Son iki yıldır Üç Kümbetler ve çevresinde başlatılan yıkımlarda, ve daha başka semtlerde bekleyen/sürdürülen talanlarda hiç kimsenin sesi soluğu çıkmadığı gibi; bu kentsel dönüşümde o yapıların yerine nelerin konulacağı, tescilli evlere ve kaderine/yıkılmaya terk edilen, hatta zamanında el konulan bir dolu Ermeni mülküne karşı bugünlerde neler yapılıyor insan ister istemez merak ediyor.

“Bugün Erzurum’un hiçbir yerinde Ermenilerin izi tozu yoktur, onlar burada hiç yaşamamıştır,” demek için mi acaba hiç kimsenin sesi çıkmamaktadır? Ama, ben, en azından Karekin Pastırmacıyan’ın (Armen Garo) Erzurum’da doğup büyüdüğü, Sanasaryan Mektebi’nde okuduğunu, kentin varlıklı bir ailesinin çocuğu olduğunu, babasının ve dedesinin kentteki namını, yaşadıkları evin yerini biliyor; onun Meclis-i Mebusan’da Erzurum milletvekili olarak görev yaptığını da sizlere hatırlatıyorum.
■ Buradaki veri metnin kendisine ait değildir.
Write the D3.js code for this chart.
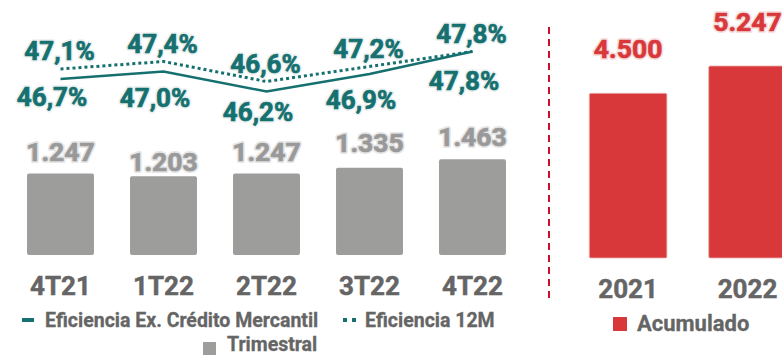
<!DOCTYPE html>
<html>
<head>
<meta charset="utf-8">
<script src="https://cdn.jsdelivr.net/npm/d3@7"></script>
<style>
  html, body { margin: 0; padding: 0; background: #fff; }
  svg { display: block; font-family: Roboto, "Noto Sans", sans-serif; font-weight: 700; }
</style>
</head>
<body>
<svg id="chart" width="782" height="356"></svg>
<script>
// Quarterly panel
const quarters = ["4T21", "1T22", "2T22", "3T22", "4T22"];
const trimestral = [1247, 1203, 1247, 1335, 1463];
const eficienciaExCM = [46.7, 47.0, 46.2, 46.9, 47.8];
const eficiencia12M = [47.1, 47.4, 46.6, 47.2, 47.8];

// Annual panel
const years = ["2021", "2022"];
const acumulado = [4500, 5247];

const fmtInt = d3.format(",.0f");
const esInt = v => fmtInt(v).replace(/,/g, ".");
const esPct = v => v.toFixed(1).replace(".", ",") + "%";

const TEAL = "#15706f";
const RED = "#d9383a";
const GRAY_BAR = "#9d9d9b";
const GRAY_LABEL = "#999999";
const AXIS_TXT = "#656565";
const FONT = "Roboto, sans-serif";

const svg = d3.select("#chart");

// ---------- scales ----------
const xQ = d3.scaleBand().domain(quarters).range([9, 524]).paddingInner(0.35).paddingOuter(0.175);
const yBar = d3.scaleLinear().domain([0, 3900]).range([255, 0]);
const yPct = d3.scaleLinear().domain([46.2, 47.8]).range([91.5, 51.5]);

const xY = d3.scaleBand().domain(years).range([568.4, 807.2]).paddingInner(0.35).paddingOuter(0.175);
const yAcc = d3.scaleLinear().domain([0, 7050]).range([258, 0]);

const cx = q => xQ(q) + xQ.bandwidth() / 2;

// Heavy data label with a soft halo: halo layer underneath, emboldened text on top.
function haloLabels(parent, data, opts) {
  const g = parent.append("g")
    .attr("text-anchor", "middle")
    .attr("font-size", opts.size)
    .attr("font-family", FONT)
    .attr("font-weight", 700);
  g.selectAll("text.halo").data(data).join("text")
    .attr("class", "halo")
    .attr("x", opts.x).attr("y", opts.y)
    .attr("fill", "none")
    .attr("stroke", opts.halo).attr("stroke-width", 4).attr("stroke-linejoin", "round")
    .text(opts.text);
  g.selectAll("text.lbl").data(data).join("text")
    .attr("class", "lbl")
    .attr("x", opts.x).attr("y", opts.y)
    .attr("fill", opts.color)
    .attr("stroke", opts.color).attr("stroke-width", 0.7).attr("stroke-linejoin", "round")
    .text(opts.text);
}

// ---------- quarterly bars ----------
svg.append("g").selectAll("rect").data(quarters).join("rect")
  .attr("x", q => xQ(q))
  .attr("y", (q, i) => yBar(trimestral[i]))
  .attr("width", xQ.bandwidth())
  .attr("height", (q, i) => yBar(0) - yBar(trimestral[i]))
  .attr("rx", 2)
  .attr("fill", GRAY_BAR);

// bar value labels (with small per-label nudges to stay clear of the lines)
const barLabelNudge = [-12, -5, -12, -16, -13];
haloLabels(svg, quarters, {
  size: 26.5,
  x: q => cx(q),
  y: (q, i) => yBar(trimestral[i]) + barLabelNudge[i],
  color: GRAY_LABEL, halo: "#e6e6e6",
  text: (q, i) => esInt(trimestral[i])
});

// ---------- efficiency lines ----------
const line = d3.line().x((d, i) => cx(quarters[i])).y(d => yPct(d));

svg.append("path").datum(eficiencia12M)
  .attr("d", line).attr("fill", "none")
  .attr("stroke", TEAL).attr("stroke-width", 3).attr("stroke-dasharray", "3 3");

svg.append("path").datum(eficienciaExCM)
  .attr("d", line).attr("fill", "none")
  .attr("stroke", TEAL).attr("stroke-width", 2.5);

// 12M labels above the dotted line
haloLabels(svg, eficiencia12M, {
  size: 26,
  x: (d, i) => cx(quarters[i]) - 1,
  y: d => yPct(d) - 9,
  color: TEAL, halo: "#eef2f2",
  text: d => esPct(d)
});

// Ex. Crédito Mercantil labels below the solid line
const solidLabelNudge = [-5, 3, -3, 3, 6];
haloLabels(svg, eficienciaExCM, {
  size: 26,
  x: (d, i) => cx(quarters[i]) - 8.5,
  y: (d, i) => yPct(d) + 32 + solidLabelNudge[i],
  color: TEAL, halo: "#eef2f2",
  text: d => esPct(d)
});

// quarterly axis
const axQ = svg.append("g").attr("transform", "translate(0,272)")
  .call(d3.axisBottom(xQ).tickSize(0).tickPadding(0));
axQ.select(".domain").remove();
axQ.selectAll("text")
  .attr("dy", null).attr("y", 23)
  .attr("font-family", FONT).attr("font-weight", 700)
  .attr("font-size", 26).attr("fill", AXIS_TXT)
  .attr("stroke", AXIS_TXT).attr("stroke-width", 0.5);

// ---------- separator ----------
svg.append("line")
  .attr("x1", 549).attr("x2", 549).attr("y1", 27).attr("y2", 300)
  .attr("stroke", "#c8102e").attr("stroke-width", 2).attr("stroke-dasharray", "7 5");

// ---------- annual bars ----------
svg.append("g").selectAll("rect").data(years).join("rect")
  .attr("x", y => xY(y))
  .attr("y", (y, i) => yAcc(acumulado[i]))
  .attr("width", xY.bandwidth())
  .attr("height", (y, i) => yAcc(0) - yAcc(acumulado[i]))
  .attr("rx", 1.5)
  .attr("fill", RED)
  .attr("stroke", "#e9b0b0").attr("stroke-width", 0.8);

haloLabels(svg, years, {
  size: 26.5,
  x: y => xY(y) + xY.bandwidth() / 2,
  y: (y, i) => yAcc(acumulado[i]) - 35,
  color: RED, halo: "#f6e0e0",
  text: (y, i) => esInt(acumulado[i])
});

const axY = svg.append("g").attr("transform", "translate(0,275)")
  .call(d3.axisBottom(xY).tickSize(0).tickPadding(0));
axY.select(".domain").remove();
axY.selectAll("text")
  .attr("dy", null).attr("y", 23)
  .attr("font-family", FONT).attr("font-weight", 700)
  .attr("font-size", 26).attr("fill", AXIS_TXT)
  .attr("stroke", AXIS_TXT).attr("stroke-width", 0.5);

// ---------- legends ----------
const leg = svg.append("g").attr("font-size", 19.5).attr("fill", AXIS_TXT)
  .attr("stroke", AXIS_TXT).attr("stroke-width", 0.3);

leg.append("rect").attr("x", 22).attr("y", 318).attr("width", 12).attr("height", 4).attr("fill", TEAL).attr("stroke", "none");
leg.append("text").attr("x", 45).attr("y", 327).text("Eficiencia Ex. Crédito Mercantil");

leg.append("rect").attr("x", 343).attr("y", 318).attr("width", 4).attr("height", 4).attr("fill", TEAL).attr("stroke", "none");
leg.append("rect").attr("x", 352).attr("y", 318).attr("width", 4).attr("height", 4).attr("fill", TEAL).attr("stroke", "none");
leg.append("text").attr("x", 365).attr("y", 327).text("Eficiencia 12M");

leg.append("rect").attr("x", 203).attr("y", 342).attr("width", 13).attr("height", 13).attr("fill", GRAY_BAR).attr("stroke", "none");
leg.append("text").attr("x", 227).attr("y", 351).text("Trimestral");

leg.append("rect").attr("x", 613).attr("y", 317).attr("width", 14).attr("height", 14).attr("fill", RED).attr("stroke", "none");
leg.append("text").attr("x", 637).attr("y", 331).attr("font-size", 22).text("Acumulado");
</script>
</body>
</html>
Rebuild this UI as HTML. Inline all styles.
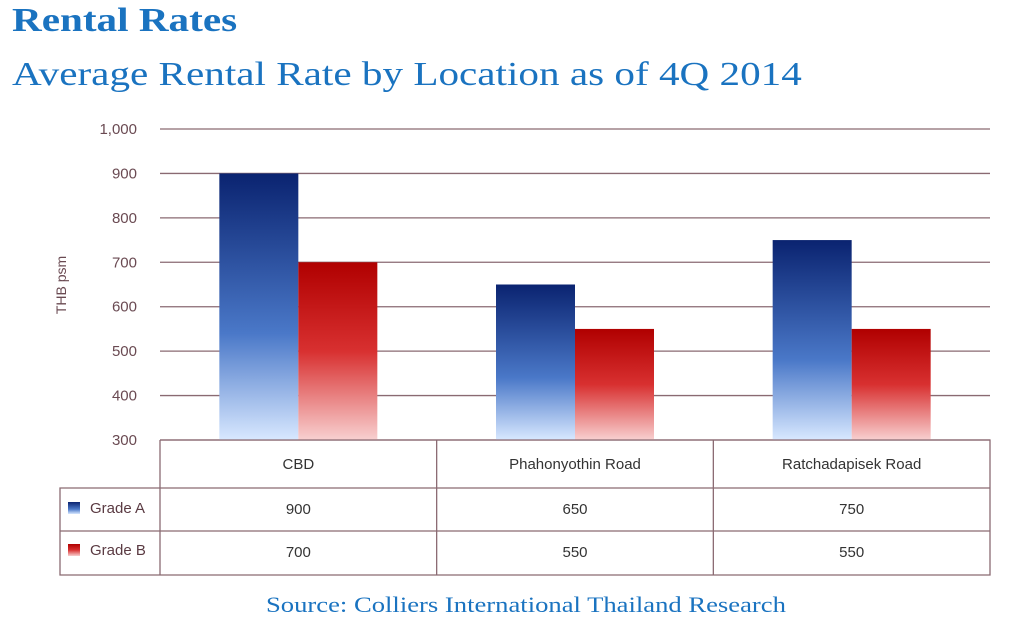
<!DOCTYPE html>
<html><head><meta charset="utf-8"><style>
body{margin:0;background:#fff;width:1024px;height:633px;overflow:hidden;font-family:"Liberation Sans",sans-serif}
.t{position:absolute;font-family:"Liberation Serif",serif;color:#1a73c0;transform-origin:0 0;transform:scaleX(1.21);white-space:nowrap}
</style></head><body>
<div class="t" style="left:12px;top:2px;font-size:34px;font-weight:bold">Rental Rates</div>
<div class="t" style="left:12px;top:56px;font-size:34px">Average Rental Rate by Location as of 4Q 2014</div>
<div class="t" style="left:266px;top:592px;font-size:22px">Source: Colliers International Thailand Research</div>
<svg id="c" width="1024" height="633" style="position:absolute;left:0;top:0">
<defs>
<linearGradient id="ga" x1="0" y1="0" x2="0" y2="1"><stop offset="0" stop-color="#0a2370"/><stop offset="0.6" stop-color="#4a78c8"/><stop offset="1" stop-color="#d8e8ff"/></linearGradient>
<linearGradient id="gb" x1="0" y1="0" x2="0" y2="1"><stop offset="0" stop-color="#b00000"/><stop offset="0.5" stop-color="#d83030"/><stop offset="1" stop-color="#f8d0d0"/></linearGradient>
</defs>
</svg>
<script>
const categories=["CBD","Phahonyothin Road","Ratchadapisek Road"];
const gradeA=[900,650,750];
const gradeB=[700,550,550];
const ticks=[300,400,500,600,700,800,900,1000];
const seriesNames=["Grade A","Grade B"];
const svg=document.getElementById('c'),NS="http://www.w3.org/2000/svg";
const x0=160,x1=990,yTop=129,yBot=440,vMin=300,vMax=1000;
const y=v=>yBot-(v-vMin)/(vMax-vMin)*(yBot-yTop);
const cw=(x1-x0)/categories.length,bw=79;
function el(t,a,txt){const e=document.createElementNS(NS,t);for(const k in a)e.setAttribute(k,a[k]);if(txt!=null)e.textContent=txt;svg.appendChild(e);return e;}
ticks.forEach(v=>{
 const l=el('line',{x1:x0,x2:x1,y1:y(v),y2:y(v),stroke:'#8a6a72','stroke-width':1.3});
 
 
 const t=el('text',{x:137,y:y(v)+5,'text-anchor':'end','font-size':15,fill:'#6a4a52'},v.toLocaleString('en-US'));
 
 
});
const yt=el('text',{transform:'translate(66,285) rotate(-90)','text-anchor':'middle','font-size':14,fill:'#6a4a52'},'THB psm');


categories.forEach((c,i)=>{
 const cx=x0+cw*(i+0.5);
 const a=el('rect',{x:cx-bw,y:y(gradeA[i]),width:bw,height:yBot-y(gradeA[i]),fill:'url(#ga)'});
 
 
 const b=el('rect',{x:cx,y:y(gradeB[i]),width:bw,height:yBot-y(gradeB[i]),fill:'url(#gb)'});
 
 
 const h=el('text',{x:cx,y:469,'text-anchor':'middle','font-size':15,fill:'#333'},c);
 
 
 [gradeA,gradeB].forEach((s,j)=>{
  const t=el('text',{x:cx,y:[514,557][j],'text-anchor':'middle','font-size':15,fill:'#333'},s[i]);
  
  
 });
});
const st={stroke:'#8a6a72','stroke-width':1.3,fill:'none'};
el('path',Object.assign({d:`M${x0} ${yBot}H${x1}V575H60V488H${x1}M60 531H${x1}M${x0} ${yBot}V575`},st));
for(let i=1;i<categories.length;i++)el('line',Object.assign({x1:x0+cw*i,x2:x0+cw*i,y1:yBot,y2:575},st));
seriesNames.forEach((n,j)=>{
 const yy=[508,550][j];
 const r=el('rect',{x:68,y:yy-6,width:12,height:12,fill:j?'url(#gb)':'url(#ga)'});
 
 
 const t=el('text',{x:90,y:yy+5,'font-size':15,fill:'#5a3a42'},n);
 
 
});
</script>
</body></html>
İş “vatan”/”yurtseverlik” meselesine gelince; okuyun anılarını Armen Garo’nun, kimin daha yurtsever olduğunu, bu toprakları nasıl sevdiğini/savunduğunu çok iyi anlayacaksınız eminim…

________

(*) Serdar Dinçer, Alman Belgelerinde Alman-Türk Silah Arkadaşlığı ve Ermeniler, 2011, İletişim Yay., 711 s.